Буди к нам присоединился на Варбале, когда мы снаряжали «Альфреда Уоллеса» в плавание. Он был родом с Калимантана (ранее Борнео), где работал натуралистом в заповеднике. Закончив биологический факультет университета, Буди стал специалистом по индонезийской орнитофауне, поэтому его основными обязанностями в экспедиции были наблюдение за птицами и регистрация всех встреченных нами видов для того, чтобы сравнить современное видовое разнообразие островов с тем, о котором мы могли судить по записям Уоллеса. Дедушка Буди был моряком, родом с Сулавеси, из народности буги. Позже он переехал на Калимантан, и это совпадение доставляло Буди немалое удовольствие, поскольку для него участие в экспедиции давало возможность восстановить утраченную связь его семьи с морем. Внешне Буди сильно отличался от Яниса, он выглядел как настоящий малаец: среднего роста, стройный и тонкокостный, с золотисто-коричневой кожей и черными, слегка вьющимися волосами. У него были изящные руки, а все движения — точные и аккуратные. Он полностью соответствовал уоллесовскому описанию малайского характера: очень спокойный и сдержанный, даже скрытный. Буди, кроме того, был хорошим плотником и увлеченным натуралистом — в качестве домашнего животного он держал питона.

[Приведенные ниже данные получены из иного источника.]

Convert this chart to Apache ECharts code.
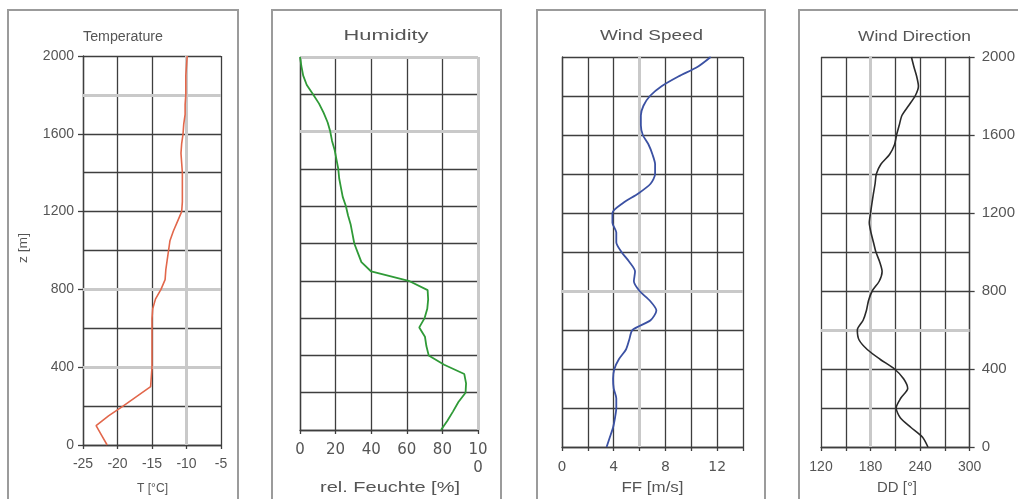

Он приехал на Варбал с рюкзаком, в котором лежал определитель птиц, охотничий нож весьма угрожающего вида и пара биноклей. Он пожелал ночевать на палубе, но ночью пошел очень сильный дождь. Утром я обнаружил Буди, висящего, подобно лемуру, в гамаке, который он закрепил под фотом. Он так уютно расположился под пончо, как будто находился в дебрях леса.
Вскоре прибыл еще один член команды, ирландец Леонард. Я знал его с тех пор, как он мальчиком путешествовал со своими родителями вдоль берегов Ирландии. Спустя почти двадцать лет он стал профессиональным художником, завоевав известность и как живописец, и как иллюстратор книг. Подобно Буди, он был спокойным и скромным человеком. Когда я увидел его сходящим на берег Варбала, я не мог не отметить внешнее сходство между ним и Альфредом Уоллесом времен индонезийской экспедиции последнего. Оба они были примерно одного возраста и сложения, носили почти одинаковые очки с круглыми стеклами. Уоллес описывал, как во время своих энтомологических лесных прогулок он с таким энтузиазмом высматривал жуков и пауков, что постоянно спотыкался о корни деревьев и камни и попадал лицом в паутину. Леонард двигался так же неловко, когда шел, погруженный в свой мир художественных образов и впечатлений.